Too often, we wait for a disaster to take steps to safeguard our business, employees, or customers. What should you be doing today to prevent business disaster?
Never make the same fatal mistake twice. Anyone can make a mistake, even an expensive one. But making that same expensive mistake time after time is inexcusable. Review what happened, discuss what went right, what went wrong, and be clear as to what should be changed to avoid a similar situation in the future.
A plan is useless if it’s not implemented when needed. How often do we see great plans developed and then put on the shelf in a binder or filed online in an archive? The best plan in the world isn’t worth squat if it isn’t implemented when needed. Enough said.
Drill for emergencies when there are none. In 2009, Captain Chesley "Sully" Sullenberger landed a jet on the Hudson River in New York after losing both engines in bird strikes. Sullenberger didn’t pull out an emergency manual and try to read the instructions while the plane was falling out of the sky.

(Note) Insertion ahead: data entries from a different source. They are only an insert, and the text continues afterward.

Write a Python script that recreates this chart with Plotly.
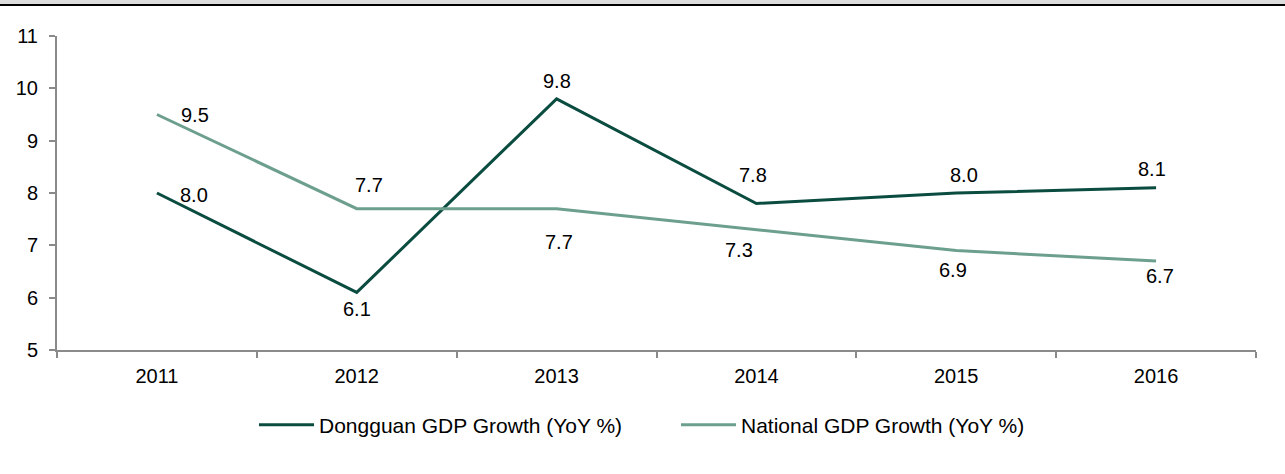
import plotly.graph_objects as go

years = ["2011", "2012", "2013", "2014", "2015", "2016"]
dongguan = [8.0, 6.1, 9.8, 7.8, 8.0, 8.1]
national = [9.5, 7.7, 7.7, 7.3, 6.9, 6.7]

# pixel offsets of each value label from its point
dongguan_dx = [37, 0, 0, -3, 8, -4]
dongguan_dy = [-2, -17, 18, 28, 18, 19]
national_dx = [38, 12, 2, -17, -3, 4]
national_dy = [0, 24, -33, -20, -19, -15]

DARK = "#0b4c40"
LIGHT = "#6d9f8e"
AXIS = "#8a8a8a"
FONT = "Liberation Sans, Arial, sans-serif"

fig = go.Figure()
fig.add_trace(go.Scatter(x=years, y=dongguan, mode="lines", name="Dongguan GDP Growth (YoY %)",
                         line=dict(color=DARK, width=3)))
fig.add_trace(go.Scatter(x=years, y=national, mode="lines", name="National GDP Growth (YoY %)",
                         line=dict(color=LIGHT, width=3)))

# value labels, placed at each category's index on the category axis
annotations = []
for vals, dxs, dys in ((dongguan, dongguan_dx, dongguan_dy), (national, national_dx, national_dy)):
    for i, (v, dx, dy) in enumerate(zip(vals, dxs, dys)):
        annotations.append(dict(x=i, y=v, xref="x", yref="y", text=f"{v:.1f}", showarrow=False,
                                xshift=dx, yshift=dy, font=dict(size=20, color="#000000", family=FONT)))

# header band across the top of the page
fig.add_shape(type="rect", xref="paper", yref="paper",
              x0=-0.06, x1=1.03, y0=(350 - 4) / 314, y1=(350 + 2) / 314,
              fillcolor="#dcdcdc", line=dict(width=0), layer="below")
fig.add_shape(type="rect", xref="paper", yref="paper",
              x0=-0.06, x1=1.03, y0=(350 - 6) / 314, y1=(350 - 4) / 314,
              fillcolor="#000000", line=dict(width=0), layer="below")

fig.update_layout(
    width=1285, height=474,
    margin=dict(l=57, r=29, t=36, b=124),
    paper_bgcolor="white", plot_bgcolor="white",
    font=dict(family=FONT, size=20, color="#000000"),
    annotations=annotations,
    showlegend=True,
    legend=dict(orientation="h", x=(254 - 57) / 1199, xanchor="left", y=-0.239, yanchor="middle",
                font=dict(size=21, family=FONT), entrywidth=352, itemwidth=55, traceorder="normal"),
    xaxis=dict(type="category", showgrid=False, showline=True, linecolor=AXIS, linewidth=2,
               ticks="outside", tickson="boundaries", ticklen=6, tickcolor=AXIS, tickwidth=1.5,
               tickfont=dict(size=20), range=[-0.5, 5.5], ticklabelstandoff=7),
    yaxis=dict(range=[5, 11], dtick=1, showgrid=False, showline=True, linecolor=AXIS, linewidth=2,
               ticks="outside", ticklen=6, tickcolor=AXIS, tickwidth=1.5, zeroline=False,
               tickfont=dict(size=20), ticklabelstandoff=7),
)

fig.write_html("out.html")
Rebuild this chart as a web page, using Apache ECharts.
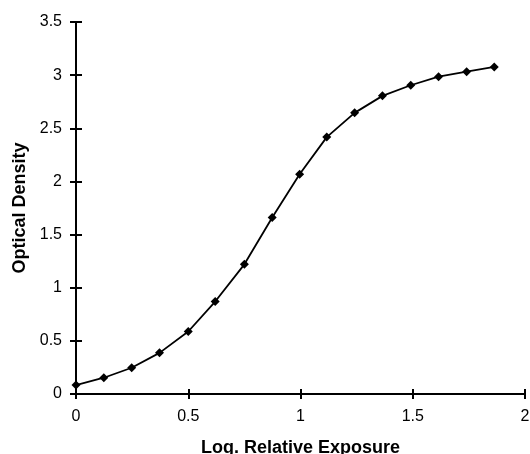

He’d drilled on what to do in this type of situation as part of his pilot training, which included simulating a disaster similar to this one. His reactions in real-time were based on experience and training in a safe, calm environment. As a result, all 155 people on board survived.
Recovery plans are critical. In spite of best efforts, disasters can still occur, from fire, flood, or hurricane, legal or regulatory issues, product recalls — even political coups.
When disaster happens, how well prepared are you to emerge from the situation whole? How will you replace manufacturing capacity lost in a natural disaster? How will you support customers during product shortages or financial crises? What recovery plans should you develop NOW, before they’re needed?
PG&E won’t totally disappear because of this crisis — California still needs a utility to provide gas and electrical service to residents and businesses. But it will likely emerge from this looking like a very different (and perhaps much smaller) entity. Shareholders have lost billions of dollars of equity; ratepayers will lose for decades to come as they foot much of the bill for the utility’s mistakes.
Sadly, much of the pain suffered here was preventable. When the lights are on but no one’s home, all kind of bad things can happen.